### Data lines
···

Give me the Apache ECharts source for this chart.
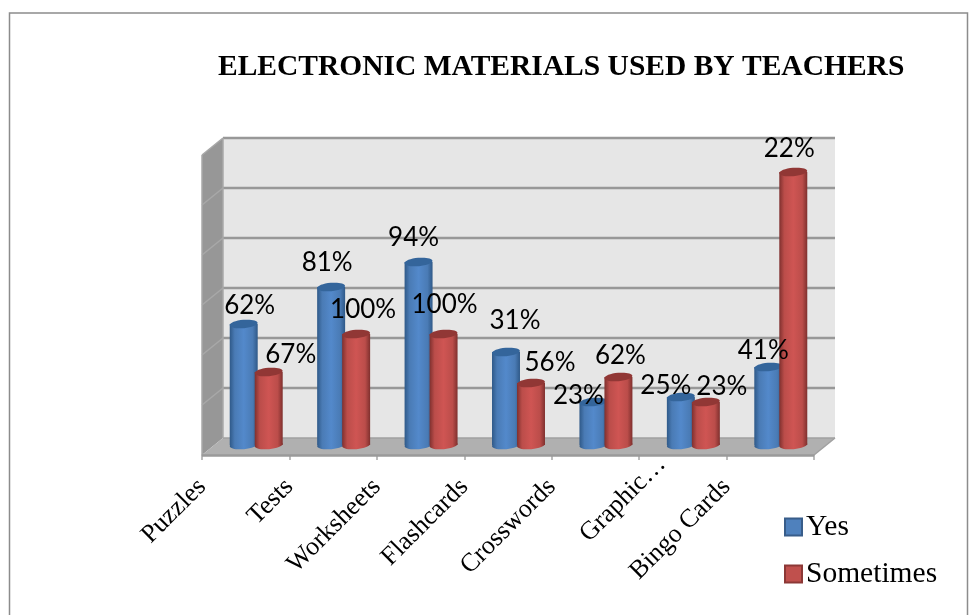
<!DOCTYPE html>
<html>
<head>
<meta charset="utf-8">
<style>html,body{margin:0;padding:0;background:#fff}#chart{width:970px;height:615px}</style>
<script src="https://cdn.jsdelivr.net/npm/echarts@6/dist/echarts.min.js"></script>
</head>
<body>
<div id="chart"></div>
<script>
// Survey counts and the share labels printed above each cylinder
const categories = ['Puzzles', 'Tests', 'Worksheets', 'Flashcards', 'Crosswords', 'Graphic…', 'Bingo Cards'];
const yesValues = [12.1, 15.8, 18.3, 9.3, 4.3, 4.8, 7.8];
const sometimesValues = [7.3, 11.1, 11.1, 6.2, 6.8, 4.3, 27.3];
const yesShares = ['62%', '81%', '94%', '31%', '23%', '25%', '41%'];
const sometimesShares = ['67%', '100%', '100%', '56%', '62%', '23%', '22%'];
const axisTickLabels = categories.concat(['']);

// Hand-placed label nudges, relative to each cylinder's top centre
const yesNudge = [[6, -18], [-4, -24], [-5, -24], [9, -31], [-15, -6], [-15, -11], [-5, -16]];
const sometimesNudge = [[22, -17], [7, -24], [1, -29], [19, -20], [2, -21], [16, -15], [-4, -23]];

// Oblique projection of the chart box
const WALL_DX = 21, WALL_DY = -17;
const BAR_DX = 10.5, BAR_DY = -10;
const VALUE_MAX = 30, VALUE_STEP = 5;

function cylinderGradient(edge, mid, light) {
  return {
    type: 'linear', x: 0, y: 0, x2: 1, y2: 0,
    colorStops: [
      { offset: 0, color: edge }, { offset: 0.18, color: mid },
      { offset: 0.5, color: light }, { offset: 0.82, color: mid }, { offset: 1, color: edge }
    ]
  };
}

function cylinder(shift, palette, nudges, shares) {
  return function (params, api) {
    const i = api.value(0);
    const band = api.size([1, 0])[0];
    const width = band * 0.32;
    const base = api.coord([i, 0]);
    const top = api.coord([i, api.value(1)]);
    const cx = base[0] + BAR_DX + shift * band;
    const by = base[1] + BAR_DY;
    const ty = top[1] + BAR_DY;
    const ry = 4.2, tilt = -0.09;
    const body = cylinderGradient(palette.edge, palette.mid, palette.light);
    return {
      type: 'group',
      children: [
        { type: 'ellipse', rotation: -tilt, x: cx, y: by,
          shape: { cx: 0, cy: 0, rx: width / 2, ry: ry }, style: { fill: body } },
        { type: 'rect', shape: { x: cx - width / 2, y: ty, width: width, height: by - ty }, style: { fill: body } },
        { type: 'ellipse', rotation: -tilt, x: cx, y: ty,
          shape: { cx: 0, cy: 0, rx: width / 2, ry: ry }, style: { fill: palette.cap } },
        { type: 'text', z2: 100, x: cx + nudges[i][0], y: ty + nudges[i][1],
          style: { text: shares[i], fill: '#000', font: '26px Lato', align: 'center', verticalAlign: 'middle' } }
      ]
    };
  };
}

// Back wall, side wall, floor and their gridlines
function renderBox(params, api) {
  const sys = params.coordSys;
  const left = sys.x, right = sys.x + sys.width;
  const bottom = api.coord([0, 0])[1], top = api.coord([0, VALUE_MAX])[1];
  const poly = (points, fill) => ({ type: 'polygon', shape: { points }, style: { fill } });
  const line = (x1, y1, x2, y2, stroke, lineWidth) => ({
    type: 'line', shape: { x1, y1, x2, y2 }, style: { stroke, lineWidth }
  });
  const children = [
    poly([[left + WALL_DX, top + WALL_DY], [right + WALL_DX, top + WALL_DY], [right + WALL_DX, bottom + WALL_DY], [left + WALL_DX, bottom + WALL_DY]], '#e6e6e6'),
    poly([[left, top], [left + WALL_DX, top + WALL_DY], [left + WALL_DX, bottom + WALL_DY], [left, bottom]], '#979797'),
    poly([[left, bottom], [left + WALL_DX, bottom + WALL_DY], [right + WALL_DX, bottom + WALL_DY], [right, bottom]], '#b0b0b0')
  ];
  for (let v = VALUE_STEP; v <= VALUE_MAX; v += VALUE_STEP) {
    const y = api.coord([0, v])[1];
    children.push(line(left + WALL_DX, y + WALL_DY, right + WALL_DX, y + WALL_DY, '#989898', 2.5));
    children.push(line(left, y, left + WALL_DX, y + WALL_DY, '#a8a8a8', 1.5));
  }
  children.push(line(left + WALL_DX, bottom + WALL_DY, right + WALL_DX, bottom + WALL_DY, '#a0a0a0', 1.5));
  children.push(line(left + WALL_DX, top + WALL_DY, left + WALL_DX, bottom + WALL_DY, '#a8a8a8', 1.5));
  children.push(line(right, bottom, right + WALL_DX, bottom + WALL_DY, '#a0a0a0', 1.5));
  children.push(line(left, top, left, bottom, '#a8a8a8', 1.5));
  children.push(line(left, bottom + 0.5, right, bottom + 0.5, '#9a9a9a', 2.5));
  return { type: 'group', children };
}

const BLUE = { edge: '#2f5988', mid: '#4a7bb5', light: '#5389cb', cap: '#34659b' };
const RED = { edge: '#7f302e', mid: '#bb4d4a', light: '#cf5553', cap: '#913735' };

const chart = echarts.init(document.getElementById('chart'), null, { renderer: 'canvas' });
chart.setOption({
  animation: false,
  backgroundColor: '#fff',
  title: {
    text: 'ELECTRONIC MATERIALS USED BY TEACHERS',
    left: 213, top: 47,
    textStyle: { fontFamily: 'Liberation Serif', fontWeight: 'bold', fontSize: 29.5, color: '#000' }
  },
  graphic: [{
    type: 'rect', silent: true,
    shape: { x: 9.5, y: 13, width: 958, height: 640 },
    style: { fill: 'none', stroke: '#8c8c8c', lineWidth: 1.5 }
  }],
  legend: {
    orient: 'vertical', left: 779, top: 507,
    data: ['Yes', 'Sometimes'],
    icon: 'rect', itemWidth: 17, itemHeight: 17, itemGap: 17,
    textStyle: { fontFamily: 'Liberation Serif', fontSize: 29.5, color: '#000', padding: [0, 0, 0, -1] }
  },
  grid: { left: 202, right: 156, top: 155, bottom: 160 },
  xAxis: [
    { type: 'category', data: categories, boundaryGap: true, show: false },
    {
      type: 'category', data: axisTickLabels, boundaryGap: false, position: 'bottom',
      axisLine: { lineStyle: { color: '#a6a6a6', width: 1.5 } },
      axisTick: { show: true, length: 5, lineStyle: { color: '#a6a6a6', width: 1.5 }, alignWithLabel: true },
      axisLabel: {
        interval: 0, rotate: 45, margin: 28, showMinLabel: true, showMaxLabel: true,
        fontFamily: 'Liberation Serif', fontSize: 26, color: '#000',
        // The truncated name runs further up past its tick than the others
        formatter: (name) => name.endsWith('…') ? '{overrun|' + name + '}' : name,
        rich: {
          overrun: { fontFamily: 'Liberation Serif', fontSize: 26, color: '#000', padding: [0, -32, 0, 0] }
        }
      }
    }
  ],
  yAxis: { type: 'value', min: 0, max: VALUE_MAX, interval: VALUE_STEP, show: false },
  series: [
    { type: 'custom', silent: true, renderItem: renderBox, data: [[0, 0]], z: 1 },
    {
      name: 'Yes', type: 'custom', z: 2, itemStyle: { color: '#4f81bd', borderColor: '#385d8a', borderWidth: 1 },
      renderItem: cylinder(-0.143, BLUE, yesNudge, yesShares),
      data: yesValues.map((v, i) => [i, v])
    },
    {
      name: 'Sometimes', type: 'custom', z: 2, itemStyle: { color: '#c0504d', borderColor: '#8c3836', borderWidth: 1 },
      renderItem: cylinder(0.143, RED, sometimesNudge, sometimesShares),
      data: sometimesValues.map((v, i) => [i, v])
    }
  ]
});
</script>
</body>
</html>
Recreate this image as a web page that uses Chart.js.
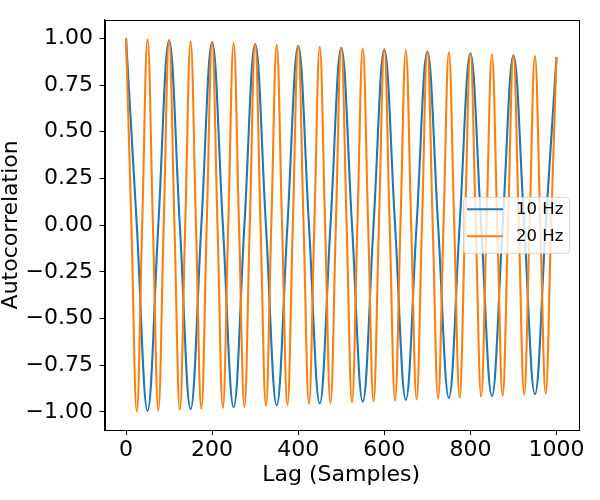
<!DOCTYPE html>
<html>
<head>
<meta charset="utf-8">
<script src="https://cdn.jsdelivr.net/npm/chart.js@4/dist/chart.umd.min.js"></script>
<style>
  html, body { margin: 0; padding: 0; background: #fff; }
  #wrap { width: 600px; height: 500px; }
</style>
</head>
<body>
<div id="wrap"><canvas id="acfChart" width="600" height="500"></canvas></div>
<script>
// Data (peaks, troughs and zero crossings)
const tenHzLag = [0, 25, 50, 75, 100, 125, 150, 175, 200, 225, 250, 275, 300, 325, 350, 375, 400, 425, 450, 475,
  500, 525, 550, 575, 600, 625, 650, 675, 700, 725, 750, 775, 800, 825, 850, 875, 900, 925, 950, 975, 1000];
const tenHzAcf = [1.000, 0, -0.995, 0, 0.990, 0, -0.985, 0, 0.980, 0, -0.975, 0, 0.970, 0, -0.965, 0, 0.960, 0, -0.955, 0,
  0.950, 0, -0.945, 0, 0.940, 0, -0.935, 0, 0.930, 0, -0.925, 0, 0.920, 0, -0.915, 0, 0.910, 0, -0.905, 0, 0.900];

const twentyHzLag = [0, 12.5, 25, 37.5, 50, 62.5, 75, 87.5, 100, 112.5, 125, 137.5, 150, 162.5, 175, 187.5,
  200, 212.5, 225, 237.5, 250, 262.5, 275, 287.5, 300, 312.5, 325, 337.5, 350, 362.5, 375, 387.5,
  400, 412.5, 425, 437.5, 450, 462.5, 475, 487.5, 500, 512.5, 525, 537.5, 550, 562.5, 575, 587.5,
  600, 612.5, 625, 637.5, 650, 662.5, 675, 687.5, 700, 712.5, 725, 737.5, 750, 762.5, 775, 787.5,
  800, 812.5, 825, 837.5, 850, 862.5, 875, 887.5, 900, 912.5, 925, 937.5, 950, 962.5, 975, 987.5, 1000];
const twentyHzAcf = [1.000, 0, -0.998, 0, 0.995, 0, -0.993, 0, 0.990, 0, -0.988, 0, 0.985, 0, -0.983, 0,
  0.980, 0, -0.978, 0, 0.975, 0, -0.973, 0, 0.970, 0, -0.968, 0, 0.965, 0, -0.963, 0,
  0.960, 0, -0.958, 0, 0.955, 0, -0.953, 0, 0.950, 0, -0.948, 0, 0.945, 0, -0.943, 0,
  0.940, 0, -0.938, 0, 0.935, 0, -0.933, 0, 0.930, 0, -0.928, 0, 0.925, 0, -0.923, 0,
  0.920, 0, -0.918, 0, 0.915, 0, -0.913, 0, 0.910, 0, -0.908, 0, 0.905, 0, -0.903, 0, 0.900];

const xTicks = [0, 200, 400, 600, 800, 1000];
const yTicks = [-1.00, -0.75, -0.50, -0.25, 0.00, 0.25, 0.50, 0.75, 1.00];
const seriesNames = ['10 Hz', '20 Hz'];
const seriesColors = ['#1f77b4', '#ff7f0e'];

const FONT = "'DejaVu Sans', sans-serif";

function toPoints(xs, ys) {
    return xs.map((x, i) => ({ x: x, y: ys[i] }));
}

// Box around the plot plus the matplotlib-style legend
const framePlugin = {
    id: 'frame',
    afterDraw(chart) {
        const { ctx, chartArea: a } = chart;
        ctx.save();
        ctx.strokeStyle = '#000';
        ctx.lineWidth = 1;
        ctx.strokeRect(Math.round(a.left) + 0.5, Math.round(a.top) + 0.5,
            Math.round(a.right - a.left), Math.round(a.bottom - a.top));

        // legend
        const w = 106, h = 56;
        const left = a.right - 9 - w;
        const top = (a.top + a.bottom) / 2 - h / 2;
        ctx.fillStyle = 'rgba(255,255,255,0.8)';
        ctx.strokeStyle = 'rgba(204,204,204,0.8)';
        ctx.beginPath();
        ctx.roundRect(left + 0.5, top + 0.5, w, h, 3);
        ctx.fill();
        ctx.stroke();
        ctx.font = '16.5px ' + FONT;
        ctx.textBaseline = 'middle';
        ctx.textAlign = 'left';
        seriesNames.forEach((name, i) => {
            const y = top + 12.5 + i * 27;
            ctx.strokeStyle = seriesColors[i];
            ctx.lineWidth = 2;
            ctx.beginPath();
            ctx.moveTo(left + 4, y);
            ctx.lineTo(left + 40, y);
            ctx.stroke();
            ctx.fillStyle = '#000';
            ctx.fillText(name, left + 53, y);
        });
        ctx.restore();
    }
};

new Chart(document.getElementById('acfChart'), {
    type: 'line',
    data: {
        datasets: [{
            label: seriesNames[0],
            data: toPoints(tenHzLag, tenHzAcf),
            borderColor: seriesColors[0],
            borderWidth: 2.1,
            pointRadius: 0,
            tension: 0.4,
            order: 2
        }, {
            label: seriesNames[1],
            data: toPoints(twentyHzLag, twentyHzAcf),
            borderColor: seriesColors[1],
            borderWidth: 2.1,
            pointRadius: 0,
            tension: 0.4,
            order: 1
        }]
    },
    options: {
        responsive: false,
        animation: false,
        layout: { padding: { top: 15, right: 22, left: 0, bottom: 0 } },
        plugins: {
            legend: { display: false },
            tooltip: { enabled: false }
        },
        scales: {
            x: {
                type: 'linear',
                min: -50,
                max: 1050,
                afterBuildTicks: s => { s.ticks = xTicks.map(v => ({ value: v })); },
                afterFit: s => { s.height = 70; },
                grid: { drawOnChartArea: false, drawTicks: true, tickLength: 5, tickColor: '#000' },
                border: { display: true, color: '#000', width: 1 },
                ticks: {
                    color: '#000',
                    padding: 2,
                    maxRotation: 0,
                    font: { family: FONT, size: 22 },
                    callback: v => String(v)
                },
                title: {
                    display: true,
                    text: 'Lag (Samples)',
                    color: '#000',
                    font: { family: FONT, size: 22, lineHeight: 1 },
                    padding: { top: 0, bottom: 14 }
                }
            },
            y: {
                type: 'linear',
                min: -1.097,
                max: 1.1,
                afterBuildTicks: s => { s.ticks = yTicks.map(v => ({ value: v })); },
                afterFit: s => { s.width = 104.5; },
                grid: { drawOnChartArea: false, drawTicks: true, tickLength: 5, tickColor: '#000' },
                border: { display: true, color: '#000', width: 1 },
                ticks: {
                    color: '#000',
                    padding: 6.5,
                    font: { family: FONT, size: 22 },
                    callback: v => v.toFixed(2).replace('-', '\u2212')
                },
                title: {
                    display: true,
                    text: 'Autocorrelation',
                    color: '#000',
                    font: { family: FONT, size: 22, lineHeight: 1 },
                    padding: { top: 0, bottom: 0 }
                }
            }
        }
    },
    plugins: [framePlugin]
});
</script>
</body>
</html>
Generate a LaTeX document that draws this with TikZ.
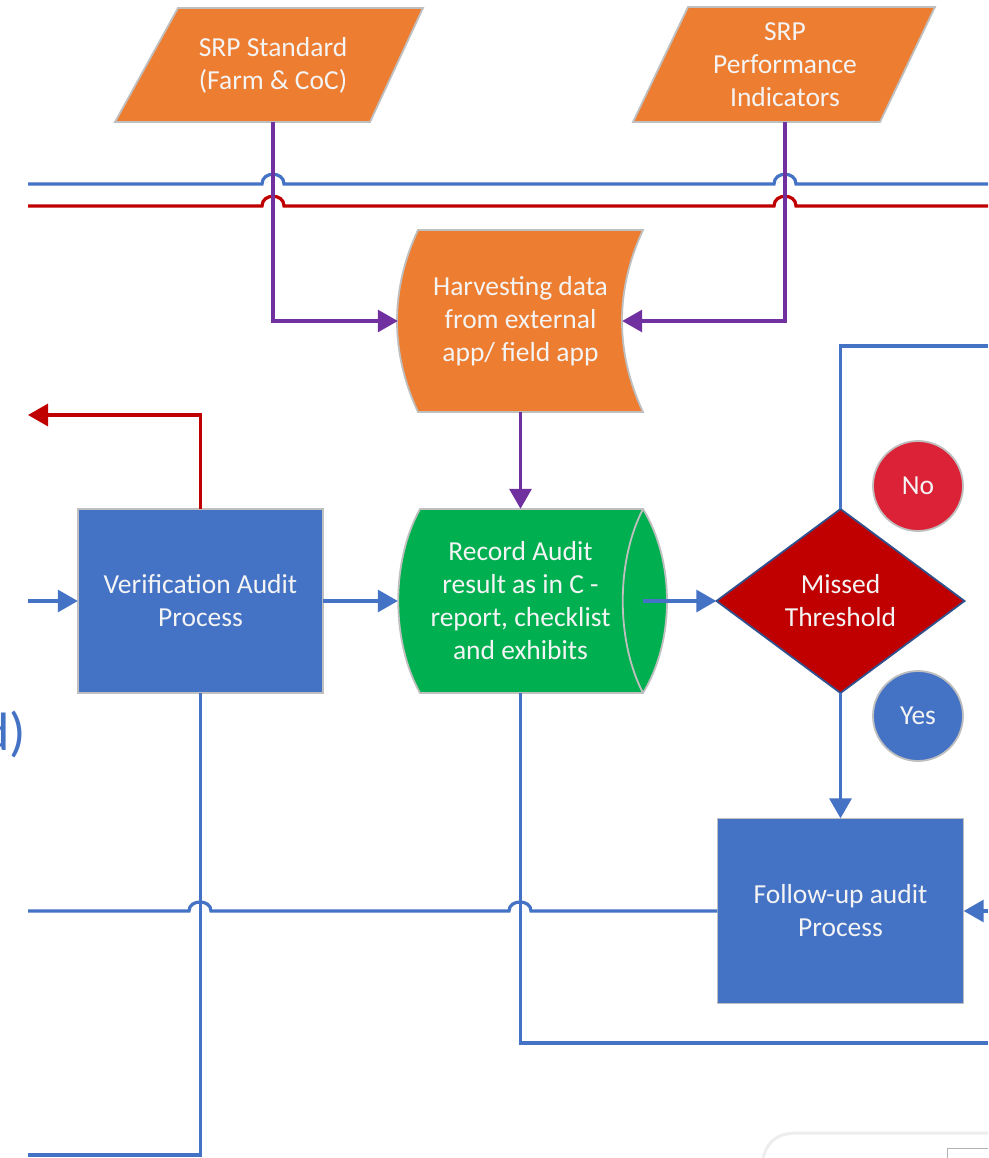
\documentclass[tikz,border=0pt]{standalone}
\usepackage{fontspec}
\setmainfont{Carlito}
\usetikzlibrary{arrows.meta,calc}
\definecolor{orng}{HTML}{ED7D31}
\definecolor{bluef}{HTML}{4472C4}
\definecolor{redl}{HTML}{C00000}
\definecolor{purp}{HTML}{7030A0}
\definecolor{grn}{HTML}{00B050}
\definecolor{nored}{HTML}{DC2237}
\definecolor{edgegray}{HTML}{BFBFBF}
\definecolor{diaedge}{HTML}{2F528F}
\definecolor{txtwhite}{HTML}{F4F4F4}
\tikzset{
  txt/.style={text=txtwhite, align=center, font=\fontsize{27.5}{33}\selectfont, inner sep=0pt},
  box/.style={txt, rectangle},
  conn/.style={line width=3.2pt},
  tip/.style={-{Triangle[length=20pt,width=22pt]}},
  shapeedge/.style={draw=edgegray, line width=1.8pt},
}
\begin{document}
\begin{tikzpicture}[x=1pt,y=-1pt]
\useasboundingbox (0,0) rectangle (988,1158);

% ---------- shapes ----------
\fill[orng, shapeedge] (178,8) -- (423,8) -- (370,122) -- (115,122) -- cycle;
\fill[orng, shapeedge] (688,7) -- (935,7) -- (880,122) -- (633,122) -- cycle;
\fill[orng, shapeedge] (418,230) -- (643,230) .. controls (615,290) and (615,352) .. (643,412)
   -- (418,412) .. controls (390,352) and (390,290) .. (418,230) -- cycle;
\fill[grn, shapeedge] (420,509) -- (643,509) .. controls (675,561) and (675,641) .. (643,693)
   -- (420,693) .. controls (391,641) and (391,561) .. (420,509) -- cycle;
\draw[edgegray, line width=1.8pt] (643,509) .. controls (616,561) and (616,641) .. (643,693);
\fill[bluef, shapeedge] (78,509) rectangle (323,693);
\fill[bluef, shapeedge] (717.5,818.5) rectangle (963.5,1003.5);
\fill[redl, draw=diaedge, line width=1.8pt] (840.5,509) -- (964.5,601) -- (840.5,693) -- (716.5,601) -- cycle;

% ---------- text nodes ----------
\node[box, minimum width=250pt, minimum height=114pt] (std) at (273,65) {SRP Standard\\(Farm \& CoC)};
\node[box, minimum width=247pt, minimum height=115pt] (perf) at (785,64.5) {SRP\\Performance\\Indicators};
\node[box, minimum width=245pt, minimum height=182pt] (harv) at (520.5,321) {Harvesting data\\from external\\app/ field app};
\node[box, minimum width=245pt, minimum height=184pt] (rec) at (520.5,601) {Record Audit\\result as in C -\\report, checklist\\and exhibits};
\node[box, minimum width=245pt, minimum height=184pt] (ver) at (200.5,601) {Verification Audit\\Process};
\node[box, minimum width=248pt, minimum height=184pt] (dia) at (840.5,601) {Missed\\Threshold};
\node[box, minimum width=246pt, minimum height=185pt] (fol) at (840.5,911) {Follow-up audit\\Process};
\node[txt, circle, fill=nored, draw=edgegray, line width=1.8pt, minimum size=90pt] (no) at (918,486) {No};
\node[txt, circle, fill=bluef, draw=edgegray, line width=1.8pt, minimum size=90pt] (yes) at (918,716) {Yes};
\node[anchor=east, text=bluef, font=\fontsize{54}{58}\selectfont, inner sep=0pt] (dlabel) at (26,734) {d)};

% ---------- free ends ----------
\coordinate (blueL) at (28,184);
\coordinate (redL) at (28,206);
\coordinate (inL) at (28,601);
\coordinate (outL) at (28,415);
\coordinate (noR) at (988,346);
\coordinate (inR) at (988,911);
\coordinate (recR) at (988,1043);
\coordinate (verL) at (28,1155);
\coordinate (folL) at (28,911);

% ---------- top horizontal lines with hops ----------
\draw[conn, bluef] (blueL) -- (262,184) .. controls (262,171) and (284,171) .. (284,184)
   -- (774,184) .. controls (774,171) and (796,171) .. (796,184) -- (988,184);
\draw[conn, redl] (redL) -- (262,206) .. controls (262,193) and (284,193) .. (284,206)
   -- (774,206) .. controls (774,193) and (796,193) .. (796,206) -- (988,206);

% ---------- purple connectors ----------
\draw[conn, purp, tip] (std.south) |- (harv.west);
\draw[conn, purp, tip] (perf.south) |- ($(harv.east)+(-21,0)$);
\draw[conn, purp, tip] (harv.south) -- (rec.north);

% ---------- main flow ----------
\draw[conn, bluef, tip] (inL) -- (ver.west);
\draw[conn, redl, tip] (ver.north) |- (outL);
\draw[conn, bluef, tip] (ver.east) -- (rec.west);
\draw[conn, bluef, tip] (rec.east) -- (dia.west);
\draw[conn, bluef] (dia.north) |- (noR);
\draw[conn, bluef, tip] (dia.south) -- (fol.north);
\draw[conn, bluef, tip] (inR) -- (fol.east);

% follow-up left line with hops
\draw[conn, bluef] (fol.west) -- (531,911) .. controls (531,899) and (509,899) .. (509,911)
   -- (211,911) .. controls (211,899) and (189,899) .. (189,911) -- (folL);
\draw[conn, bluef] (rec.south) |- (recR);
\draw[conn, bluef] (ver.south) |- (verL);

% faint UI artefact at bottom right
\draw[black!7, line width=3pt] (763,1158) .. controls (768,1140) and (778,1133) .. (798,1133) -- (988,1133);
\draw[black!30, line width=1pt] (947,1158) -- (947,1148) -- (988,1148);
\end{tikzpicture}
\end{document}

···

### Written request
Copy out the listing above from the line containing "Recreate this image" to the line containing "-0.905, 0, 0.900];", both included, exactly as written and minus the images.

### Correct answer
Recreate this image as a web page that uses Chart.js.
<!DOCTYPE html>
<html>
<head>
<meta charset="utf-8">
<script src="https://cdn.jsdelivr.net/npm/chart.js@4/dist/chart.umd.min.js"></script>
<style>
  html, body { margin: 0; padding: 0; background: #fff; }
  #wrap { width: 600px; height: 500px; }
</style>
</head>
<body>
<div id="wrap"><canvas id="acfChart" width="600" height="500"></canvas></div>
<script>
// Data (peaks, troughs and zero crossings)
const tenHzLag = [0, 25, 50, 75, 100, 125, 150, 175, 200, 225, 250, 275, 300, 325, 350, 375, 400, 425, 450, 475,
  500, 525, 550, 575, 600, 625, 650, 675, 700, 725, 750, 775, 800, 825, 850, 875, 900, 925, 950, 975, 1000];
const tenHzAcf = [1.000, 0, -0.995, 0, 0.990, 0, -0.985, 0, 0.980, 0, -0.975, 0, 0.970, 0, -0.965, 0, 0.960, 0, -0.955, 0,
  0.950, 0, -0.945, 0, 0.940, 0, -0.935, 0, 0.930, 0, -0.925, 0, 0.920, 0, -0.915, 0, 0.910, 0, -0.905, 0, 0.900];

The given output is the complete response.